Employer higher-ups “Hey, we sure in the hell appreciate what you do. Here, have this ONE stick of gum as a token of our appreciation for all of the shit you put up with.”
Me- “Gee thanks. How bout you chew it, stick it up your ass and see how many bubbles you can blow with that stick of Wrigley Mint.”
One stick of fing gum? Are you kidding me??
i used to work somewhere that required doubling up when we’d travel. sorry, but grownups with doctorates shouldn’t have to share a hotel room unless they’re sleeping together, no matter how bad the economy is.

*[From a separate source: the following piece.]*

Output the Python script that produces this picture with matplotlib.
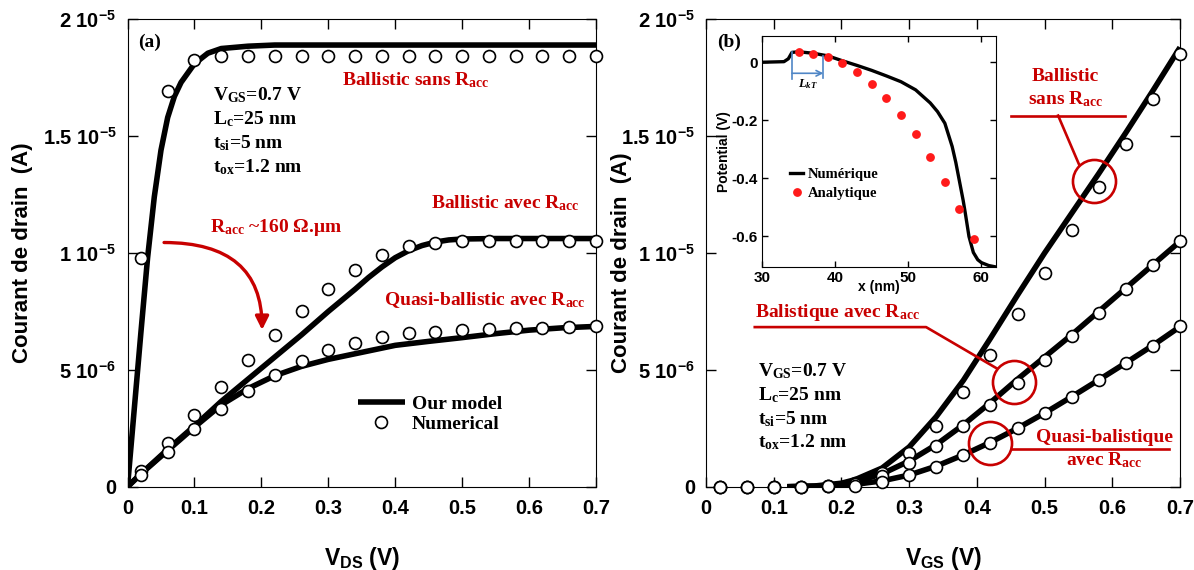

hey joe – plus you can use the draped piece when the TP runs out. now that’s inventive.
candice – but you each got your OWN piece, right? see, the gum part was just a dick move on their part, but making you all share a piece…now that would have been cheap.
muskrat – and by sleeping i assume you mean “sleeping.”
In an effort to conserve energy in these trying economic times, MY boss has turned off the light at the end of the tunnel.
damon – dude, i miss you. come back soon.
I was gonna say the exact same thing you said to hey joe. At least you can use that piece of felt when the TP runs out. On second thought, maybe you’d better take a closer look at it. After all, it IS hung with velcro!
Wow, felt and velcro to fix a gaping hole in a bathroom stall?? I guess it could be worse — they COULD have hung the thing using duct tape. Nothing says classy quite like duct tape.
Does your employer pay you in U.S. currency or hogs and chickens?
You’re lucky they didn’t tell you guys to use the bushes outside.
things are so bad, my company has had to cut back on its hiring of illegal mexicans. we’re using dominicans now.